Они пожали друг другу руки.
— Я рад, что вы пришли, — снова сказал Дрейфус. — Вы — моя связь с миром.
Вернувшись в контору, Сэм сделал копию рукописи и сел читать. То, что написал его друг, ему не просто, а очень понравилось, он решил, что Уолворти тоже будет доволен, поэтому выбрал отрывок и послал издателю. Он знал, что Уолворти прочтет тут же и позвонит ему еще до исхода дня. Так оно и было. Сэм сразу снял трубку.
— Ну, что скажете? — спросил он.
— Что ж, писать он безусловно умеет, — сказал Уолворти, — но не кажется ли вам, что это слишком… э-ээ… э-ээ…
— Что «э-э», мистер Уолворти? — спросил Сэм, хотя прекрасно понимал, что вызвало сомнения.
— Э-ээ… ну, понимаете, немного… э-ээ… слишком еврейское.
Сэм выдержал паузу. А потом твердо и не слишком уважительно сказал:
— Не знаю, мистер Уолворти, известно ли вам то, о чем писали все мировые газеты, но Альфред Дрейфус на самом деле еврей. Его судили как еврея, его сочли виновным как еврея, он был приговорен как еврей. И как еврей он находится в тюрьме и описывает случившееся со своей точки зрения. Мистер Уолворти, вы что, ожидали, что это будет что-то немного… э-ээ… мусульманское?
— Очень смешно, мистер Темпл, — ответил Уолворти. — Они, конечно, известны как народ Книги, но нашу продукцию они не очень-то покупают.
— На этот счет есть статистика? — спросил Сэм.
— Ну, все так говорят, — промямлил Уолворти.
Если аргументы у тебя слабые, надо нападать, подумал Сэм.

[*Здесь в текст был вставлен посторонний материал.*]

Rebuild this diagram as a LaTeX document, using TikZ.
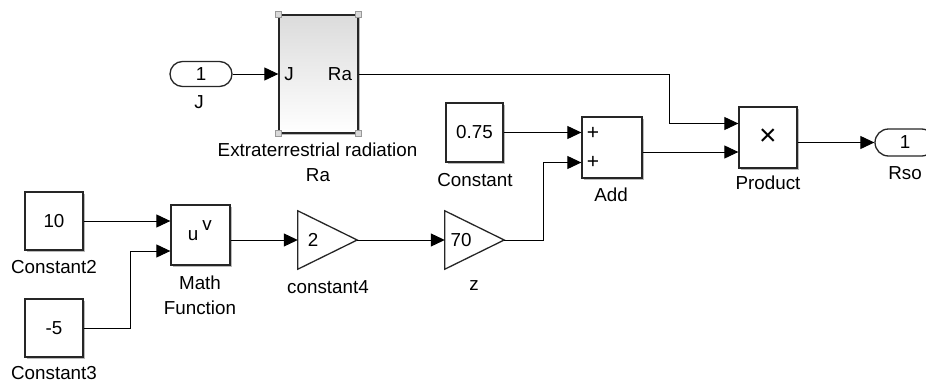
\documentclass[tikz,border=0pt]{standalone}
\usepackage{fontspec}
\setmainfont{Liberation Sans}
\usetikzlibrary{arrows.meta,shadows}

\tikzset{
  blk/.style={draw=black!85, line width=1.3pt, fill=white, minimum width=58pt,
    minimum height=58pt, inner sep=0pt,
    drop shadow={shadow xshift=2pt, shadow yshift=-2pt, fill=black!45, opacity=0.6}},
  port/.style={draw=black!85, line width=1.3pt, fill=white, minimum width=62pt,
    minimum height=25pt, rounded corners=12.5pt, inner sep=0pt},
  gainbox/.style={minimum width=59pt, minimum height=58pt, inner sep=0pt},
  tri/.style={draw=black!85, line width=1.3pt, fill=white, line join=miter},
  sig/.style={line width=1pt, -{Triangle[length=14pt, width=13pt]}},
  lbl/.style={inner sep=0pt},
  handle/.style={draw=gray!80, fill=gray!30, minimum size=6pt, inner sep=0pt, line width=0.6pt}
}

\begin{document}
\begin{tikzpicture}[x=1pt, y=-1pt, font=\fontsize{18.8}{22}\selectfont]
  \useasboundingbox (0,0) rectangle (926,383);

  % inport and radiation subsystem
  \node[port] (inJ) at (201,74) {1};
  \node[lbl] (lJ) at (199,102) {J};
  \node[blk, minimum width=79pt, minimum height=118pt, top color=black!14, bottom color=white] (ra) at (318.5,74) {};
  \node[lbl] (raJ) at (289,74) {J};
  \node[lbl] (raRa) at (340,74) {Ra};
  \foreach \a in {north west, north east, south west, south east}
    \node[handle] at (ra.\a) {};
  \node[lbl] (lra1) at (317.5,150) {Extraterrestrial radiation};
  \node[lbl] (lra2) at (318,175) {Ra};

  % constant, add, product, outport
  \node[blk, minimum width=57pt, minimum height=59pt] (c075) at (474.5,132.5) {0.75};
  \node[lbl] (lc075) at (475,180) {Constant};
  \node[blk, minimum width=60pt, minimum height=61pt] (add) at (612,147.5) {};
  \node[lbl, font=\fontsize{21}{22}\selectfont] (addp1) at (593,133) {+};
  \node[lbl, font=\fontsize{21}{22}\selectfont] (addp2) at (593,162) {+};
  \node[lbl] (ladd) at (611,194.5) {Add};
  \node[blk, minimum height=61pt, font=\fontsize{30}{30}\selectfont] (prod) at (768,137.5) {×};
  \node[lbl] (lprod) at (768,183) {Product};
  \node[port, minimum width=60pt, minimum height=27pt, rounded corners=13.5pt] (outR) at (905,142.5) {1};
  \node[lbl] (lout) at (905,173.5) {Rso};

  % lower chain
  \node[blk] (c10) at (54,221) {10};
  \node[lbl] (lc10) at (54,267) {Constant2};
  \node[blk] (cm5) at (54,328) {-5};
  \node[lbl] (lcm5) at (54,373.5) {Constant3};
  \node[blk, minimum width=59pt, minimum height=60pt] (mathf) at (200.5,235) {};
  \node[lbl] (mu) at (193,236) {u};
  \node[lbl] (mv) at (207,226) {v};
  \node[lbl] (lmath1) at (200,283) {Math};
  \node[lbl] (lmath2) at (200,308) {Function};

  \node[gainbox] (g2) at (327.5,240) {};
  \draw[tri] (g2.north west) -- (g2.east) -- (g2.south west) -- cycle;
  \node[lbl] (g2v) at (313,240) {2};
  \node[lbl] (lg2) at (328,287) {constant4};
  \node[gainbox] (gz) at (474.5,240) {};
  \draw[tri] (gz.north west) -- (gz.east) -- (gz.south west) -- cycle;
  \node[lbl] (gzv) at (461,240) {70};
  \node[lbl] (lgz) at (474,286) {z};

  % signal lines
  \coordinate (rabend) at (669,0);
  \coordinate (zbend) at (543,0);
  \coordinate (m5bend) at (130,0);
  \coordinate (pin1) at ([yshift=14pt]prod.west);
  \coordinate (pin2) at ([yshift=-14.5pt]prod.west);

  \draw[sig] (inJ.east) -- (inJ.east -| ra.west);
  \draw[sig] (ra.east) -- (ra.east -| rabend) |- (pin1);
  \draw[sig] (pin2 -| add.east) -- (pin2);
  \draw[sig] (outR.west -| prod.east) -- (outR.west);
  \draw[sig] (c075.east) -- (c075.east -| add.west);
  \draw[sig] (gz.east) -- (gz.east -| zbend) |- ([yshift=-15pt]add.west);
  \draw[sig] (c10.east) -- (c10.east -| mathf.west);
  \draw[sig] (cm5.east) -- (cm5.east -| m5bend) |- ([yshift=-16pt]mathf.west);
  \draw[sig] (g2.west -| mathf.east) -- (g2.west);
  \draw[sig] (g2.east) -- (gz.west);
\end{tikzpicture}
\end{document}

— Кто это все? — не отставал он.
— Вам это известно не хуже, чем мне. — Уолворти ушел прямого ответа.
Сэм не стал упорствовать.
— Но вам-то понравилось? — спросил он. — Вы довольны своим вложением?
— Да, — ответил Уолворти, — я доволен. — И, помолчав, прибавил: — Можете ему об этом сказать.

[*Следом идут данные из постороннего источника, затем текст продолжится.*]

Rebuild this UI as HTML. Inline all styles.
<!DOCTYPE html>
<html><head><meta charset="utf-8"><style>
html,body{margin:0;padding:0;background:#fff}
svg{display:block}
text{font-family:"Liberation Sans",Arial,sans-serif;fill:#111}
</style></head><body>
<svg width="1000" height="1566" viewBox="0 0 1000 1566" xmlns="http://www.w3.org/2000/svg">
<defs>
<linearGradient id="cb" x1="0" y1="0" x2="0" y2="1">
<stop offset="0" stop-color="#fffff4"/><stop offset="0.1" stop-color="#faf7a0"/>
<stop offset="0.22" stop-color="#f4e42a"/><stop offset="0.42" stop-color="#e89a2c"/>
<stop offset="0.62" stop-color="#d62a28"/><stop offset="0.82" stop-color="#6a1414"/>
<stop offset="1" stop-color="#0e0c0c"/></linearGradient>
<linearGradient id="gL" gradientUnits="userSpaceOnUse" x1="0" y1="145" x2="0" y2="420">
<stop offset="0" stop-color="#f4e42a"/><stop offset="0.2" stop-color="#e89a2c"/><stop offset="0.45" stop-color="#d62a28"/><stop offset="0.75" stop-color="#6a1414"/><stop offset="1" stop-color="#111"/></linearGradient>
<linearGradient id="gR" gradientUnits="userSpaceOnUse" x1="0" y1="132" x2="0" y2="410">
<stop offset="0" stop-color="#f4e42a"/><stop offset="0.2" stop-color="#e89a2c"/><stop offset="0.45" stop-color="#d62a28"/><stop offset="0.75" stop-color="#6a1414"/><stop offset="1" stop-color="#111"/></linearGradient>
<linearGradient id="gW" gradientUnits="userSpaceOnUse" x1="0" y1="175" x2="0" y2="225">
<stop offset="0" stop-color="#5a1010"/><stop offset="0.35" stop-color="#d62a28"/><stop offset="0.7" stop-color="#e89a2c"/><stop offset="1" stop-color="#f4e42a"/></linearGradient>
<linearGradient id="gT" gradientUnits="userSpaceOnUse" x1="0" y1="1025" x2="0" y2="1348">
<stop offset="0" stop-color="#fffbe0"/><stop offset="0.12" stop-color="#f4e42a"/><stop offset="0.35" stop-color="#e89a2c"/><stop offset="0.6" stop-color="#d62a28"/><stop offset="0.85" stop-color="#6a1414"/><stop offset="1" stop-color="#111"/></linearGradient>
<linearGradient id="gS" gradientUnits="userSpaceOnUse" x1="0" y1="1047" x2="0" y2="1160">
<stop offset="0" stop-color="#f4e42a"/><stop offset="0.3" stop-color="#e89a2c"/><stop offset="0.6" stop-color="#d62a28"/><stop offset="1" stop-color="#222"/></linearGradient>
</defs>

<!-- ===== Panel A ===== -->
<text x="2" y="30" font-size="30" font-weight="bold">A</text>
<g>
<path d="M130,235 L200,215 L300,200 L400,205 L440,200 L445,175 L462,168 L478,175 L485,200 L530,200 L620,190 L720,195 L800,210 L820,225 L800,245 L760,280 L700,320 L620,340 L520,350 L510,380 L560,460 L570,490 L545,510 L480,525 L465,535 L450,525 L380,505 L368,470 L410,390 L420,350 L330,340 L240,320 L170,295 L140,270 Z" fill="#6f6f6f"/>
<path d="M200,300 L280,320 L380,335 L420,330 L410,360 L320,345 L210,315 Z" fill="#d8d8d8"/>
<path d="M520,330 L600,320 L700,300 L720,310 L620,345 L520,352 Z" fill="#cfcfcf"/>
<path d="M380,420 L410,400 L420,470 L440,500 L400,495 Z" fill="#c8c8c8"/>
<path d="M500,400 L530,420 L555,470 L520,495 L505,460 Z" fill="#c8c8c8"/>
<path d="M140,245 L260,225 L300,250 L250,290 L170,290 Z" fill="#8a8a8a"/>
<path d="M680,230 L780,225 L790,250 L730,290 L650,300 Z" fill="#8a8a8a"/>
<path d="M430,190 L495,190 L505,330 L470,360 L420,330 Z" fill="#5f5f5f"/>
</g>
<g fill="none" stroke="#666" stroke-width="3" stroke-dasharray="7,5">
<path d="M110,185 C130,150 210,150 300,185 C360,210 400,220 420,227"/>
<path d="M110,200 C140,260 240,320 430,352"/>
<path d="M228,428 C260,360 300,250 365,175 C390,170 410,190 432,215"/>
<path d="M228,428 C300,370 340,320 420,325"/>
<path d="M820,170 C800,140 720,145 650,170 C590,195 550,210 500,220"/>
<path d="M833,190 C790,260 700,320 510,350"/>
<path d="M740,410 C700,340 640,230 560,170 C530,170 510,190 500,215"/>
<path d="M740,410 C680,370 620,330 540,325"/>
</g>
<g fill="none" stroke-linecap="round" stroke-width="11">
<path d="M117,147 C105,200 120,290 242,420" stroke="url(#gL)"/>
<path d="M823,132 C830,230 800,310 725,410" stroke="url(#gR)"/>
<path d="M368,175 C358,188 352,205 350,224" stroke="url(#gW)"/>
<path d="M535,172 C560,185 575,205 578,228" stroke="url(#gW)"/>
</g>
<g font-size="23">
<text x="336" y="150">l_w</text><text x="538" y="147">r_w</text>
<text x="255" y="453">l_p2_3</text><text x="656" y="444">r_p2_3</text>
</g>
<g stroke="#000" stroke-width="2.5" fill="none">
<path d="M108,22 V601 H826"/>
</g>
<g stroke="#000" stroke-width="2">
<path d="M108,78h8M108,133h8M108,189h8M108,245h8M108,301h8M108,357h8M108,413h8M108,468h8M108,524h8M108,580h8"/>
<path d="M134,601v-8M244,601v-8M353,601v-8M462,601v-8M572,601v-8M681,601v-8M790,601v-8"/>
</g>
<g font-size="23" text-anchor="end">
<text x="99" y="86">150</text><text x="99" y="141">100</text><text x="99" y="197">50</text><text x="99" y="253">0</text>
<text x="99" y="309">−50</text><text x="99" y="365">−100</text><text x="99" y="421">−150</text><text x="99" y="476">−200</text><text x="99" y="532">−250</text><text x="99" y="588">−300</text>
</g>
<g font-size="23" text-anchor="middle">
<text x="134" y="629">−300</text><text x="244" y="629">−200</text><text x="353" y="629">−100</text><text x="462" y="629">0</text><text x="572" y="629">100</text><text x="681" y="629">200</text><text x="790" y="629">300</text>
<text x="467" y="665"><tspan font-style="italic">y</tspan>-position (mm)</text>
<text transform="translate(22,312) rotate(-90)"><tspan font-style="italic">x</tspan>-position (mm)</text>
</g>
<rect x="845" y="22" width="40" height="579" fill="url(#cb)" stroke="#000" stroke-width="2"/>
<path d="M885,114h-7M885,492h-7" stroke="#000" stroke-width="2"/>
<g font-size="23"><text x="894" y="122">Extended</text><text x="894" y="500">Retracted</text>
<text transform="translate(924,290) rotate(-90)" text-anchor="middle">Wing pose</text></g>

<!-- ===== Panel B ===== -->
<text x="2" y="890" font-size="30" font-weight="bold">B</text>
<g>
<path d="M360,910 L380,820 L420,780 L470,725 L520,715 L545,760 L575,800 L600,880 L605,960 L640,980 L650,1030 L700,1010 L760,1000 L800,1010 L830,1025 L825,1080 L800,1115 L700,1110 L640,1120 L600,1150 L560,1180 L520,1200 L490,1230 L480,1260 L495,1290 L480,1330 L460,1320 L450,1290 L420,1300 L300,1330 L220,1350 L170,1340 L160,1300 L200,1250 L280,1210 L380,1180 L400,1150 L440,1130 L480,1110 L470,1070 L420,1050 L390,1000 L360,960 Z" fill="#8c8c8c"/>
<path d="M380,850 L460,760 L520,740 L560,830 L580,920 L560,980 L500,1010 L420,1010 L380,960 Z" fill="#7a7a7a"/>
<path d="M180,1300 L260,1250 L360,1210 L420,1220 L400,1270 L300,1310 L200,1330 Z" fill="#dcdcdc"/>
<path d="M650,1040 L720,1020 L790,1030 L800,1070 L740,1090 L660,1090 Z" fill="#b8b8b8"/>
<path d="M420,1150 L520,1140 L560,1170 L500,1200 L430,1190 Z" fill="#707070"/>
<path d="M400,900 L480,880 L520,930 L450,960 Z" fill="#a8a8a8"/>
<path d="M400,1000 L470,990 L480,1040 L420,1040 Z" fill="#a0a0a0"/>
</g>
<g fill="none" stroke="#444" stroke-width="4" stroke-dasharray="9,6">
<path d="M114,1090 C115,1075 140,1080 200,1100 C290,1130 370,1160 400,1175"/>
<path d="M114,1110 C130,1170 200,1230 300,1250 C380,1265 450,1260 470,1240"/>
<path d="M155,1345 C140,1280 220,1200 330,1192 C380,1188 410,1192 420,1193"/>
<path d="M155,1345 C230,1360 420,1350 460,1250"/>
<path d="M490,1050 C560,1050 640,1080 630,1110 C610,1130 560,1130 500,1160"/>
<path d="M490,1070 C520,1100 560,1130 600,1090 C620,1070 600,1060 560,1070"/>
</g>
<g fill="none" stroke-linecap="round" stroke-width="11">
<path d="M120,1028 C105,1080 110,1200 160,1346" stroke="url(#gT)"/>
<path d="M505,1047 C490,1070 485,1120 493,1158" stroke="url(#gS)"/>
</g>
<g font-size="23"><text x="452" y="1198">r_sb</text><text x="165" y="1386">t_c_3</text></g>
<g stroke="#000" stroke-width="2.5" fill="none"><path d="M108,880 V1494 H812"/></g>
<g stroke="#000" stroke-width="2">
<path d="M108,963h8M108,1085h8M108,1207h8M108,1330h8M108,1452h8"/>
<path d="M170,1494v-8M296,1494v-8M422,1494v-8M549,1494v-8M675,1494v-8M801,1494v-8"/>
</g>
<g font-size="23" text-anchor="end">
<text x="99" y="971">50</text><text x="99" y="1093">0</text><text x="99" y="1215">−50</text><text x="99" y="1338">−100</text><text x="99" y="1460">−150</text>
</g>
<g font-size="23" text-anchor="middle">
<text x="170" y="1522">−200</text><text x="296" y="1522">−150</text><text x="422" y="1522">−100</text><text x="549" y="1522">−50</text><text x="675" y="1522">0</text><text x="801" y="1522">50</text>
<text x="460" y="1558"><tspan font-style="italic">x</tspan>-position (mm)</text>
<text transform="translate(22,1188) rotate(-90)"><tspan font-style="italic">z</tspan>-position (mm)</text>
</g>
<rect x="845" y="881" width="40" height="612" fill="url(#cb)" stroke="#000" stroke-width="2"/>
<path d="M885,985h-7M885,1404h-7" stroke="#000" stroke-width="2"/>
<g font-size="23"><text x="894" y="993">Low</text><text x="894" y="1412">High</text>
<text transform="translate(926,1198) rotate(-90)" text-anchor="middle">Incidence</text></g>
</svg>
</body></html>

— Он будет счастлив, — сказал Сэм. Он был уверен, что Дрейфус обрадуется: писателю любая похвала в удовольствие.
Он тут же, вложив в письмо и оригинал рукописи, написал Дрейфусу, что и он, и Уолворти в восторге. Оставалось надеяться, что их похвалы Дрейфуса приободрят. Но он беспокоился о том, каково его другу будет продолжать. Воспоминания о смерти родителей оказались слишком тяжелым переживанием. Рано или поздно ему придется изложить историю своего краха, и Сэм не был уверен, что у Дрейфуса хватит сил это выдержать.